§ To do
Your output is the lines from the first one to the one containing "import matplotlib.pyplot as plt", repeated exactly, with images left out.

§ Given material
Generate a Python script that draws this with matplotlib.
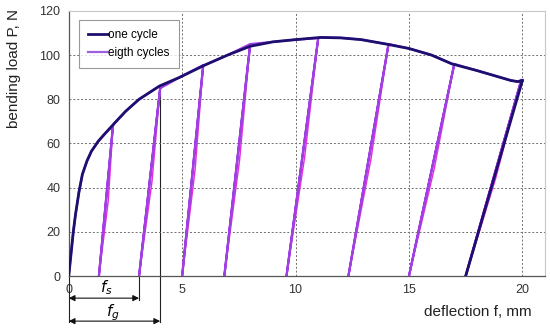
import numpy as np
import matplotlib.pyplot as plt

# envelope of the single monotonic test (one cycle)
env_x = [0, 0.1, 0.2, 0.3, 0.45, 0.6, 0.8, 1.0, 1.3, 1.6, 2.0, 2.5, 3.1, 4.0, 4.9,
         6.0, 7.0, 8.0, 9.0, 10.0, 11.1, 12.0, 12.9, 14.0, 15.0, 16.0, 16.9, 18.0,
         19.0, 19.5, 19.8, 20.0]
env_y = [0, 10, 20, 28, 38, 46, 52, 56.5, 61, 64.5, 69, 74.5, 80, 86, 90,
         95.5, 100, 104, 106, 107, 108, 107.8, 107, 105, 103, 100, 96, 93,
         90, 88.5, 88, 88.5]
one_unload_x = [20.0, 17.5]
one_unload_y = [88.5, 0]

# eight loading/unloading cycles: peak points and residual deflections
peak_x = [1.95, 4.03, 5.93, 8.0, 11.0, 14.1, 17.0, 19.95]
peak_y = [68, 85, 95.5, 105, 107.7, 105, 96, 88.7]
resid_x = [1.33, 3.1, 5.0, 6.86, 9.6, 12.33, 15.0, 17.5]

fs_x = 3.1
fg_x = 4.03
fg_y = 85

plt.rcParams['font.family'] = ['Liberation Sans', 'DejaVu Sans']

fig = plt.figure(figsize=(5.5, 3.31), dpi=100)
ax = fig.add_axes([0.125, 0.166, 0.866, 0.801])

# eight cycles path: follow envelope, unload to residual, reload to peak
ex = np.array(env_x)
ey = np.array(env_y)
px, py = [0.0], [0.0]
prev = 0.0
for x0, y0, r in zip(peak_x, peak_y, resid_x):
    m = (ex > prev) & (ex < x0)
    px += list(ex[m])
    py += list(ey[m])
    px += [x0, r, x0]
    py += [y0, 0, y0]
    prev = x0
ax.plot(px, py, color='#a040e0', lw=1.6, zorder=3)
# reload branches, slightly offset
for x0, y0, r in zip(peak_x, peak_y, resid_x):
    ax.plot([r, (r + x0) / 2 + 0.1, x0], [0, y0 / 2, y0], color='#e030e0', lw=1.1, zorder=2)

ax.plot(env_x, env_y, color='#1e0e70', lw=2.0, zorder=4)
ax.plot(one_unload_x, one_unload_y, color='#1e0e70', lw=2.0, zorder=4)

ax.plot([], [], color='#1e0e70', lw=2.0, label='one cycle')
ax.plot([], [], color='#a060e0', lw=1.6, label='eigth cycles')
leg = ax.legend(loc='upper left', fontsize=8.5, frameon=True, fancybox=False,
                handlelength=1.7, handletextpad=0.0, borderpad=0.8, labelspacing=0.45,
                borderaxespad=0, bbox_to_anchor=(0.021, 0.966))
leg.get_frame().set_edgecolor('#808080')
leg.get_frame().set_linewidth(0.8)

ax.set_xlim(0, 21)
ax.set_ylim(0, 120)
ax.set_xticks([0, 5, 10, 15, 20])
ax.set_yticks([0, 20, 40, 60, 80, 100, 120])
ax.tick_params(length=0, labelsize=9, colors='#333333', pad=6)
ax.grid(True, ls=(0, (2, 2)), color='#707070', lw=0.7)

for s in ['top', 'right']:
    ax.spines[s].set_color('#c8c8c8')
for s in ['left', 'bottom']:
    ax.spines[s].set_color('#555555')
    ax.spines[s].set_linewidth(0.9)

# dimension lines below axis
ax.plot([0, 0], [0, -21], color='#222222', lw=0.8, clip_on=False)
ax.plot([fs_x, fs_x], [0, -11], color='#222222', lw=0.8, clip_on=False)
ax.plot([fg_x, fg_x], [fg_y, -21], color='#222222', lw=0.8, clip_on=False, zorder=1)
for xe, ye in [(fs_x, -10), (fg_x, -20.4)]:
    ax.annotate('', xy=(xe, ye), xytext=(0, ye), annotation_clip=False,
                arrowprops=dict(arrowstyle='<|-|>', color='#111111', lw=0.8,
                                mutation_scale=9, shrinkA=0, shrinkB=0))
ax.text(1.67, -5.4, r'$f_s$', fontsize=11, ha='center', va='center', clip_on=False)
ax.text(1.95, -16.4, r'$f_g$', fontsize=11, ha='center', va='center', clip_on=False)

fig.text(0.967, 0.057, 'deflection f, mm', fontsize=11, ha='right', va='center', color='#222222')
fig.text(0.025, 0.972, 'bending load P, N', fontsize=11, rotation=90, ha='center', va='top',
         color='#222222')

fig.savefig('out.png', dpi=100)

§ The result
Generate a Python script that draws this with matplotlib.
import numpy as np
import matplotlib.pyplot as plt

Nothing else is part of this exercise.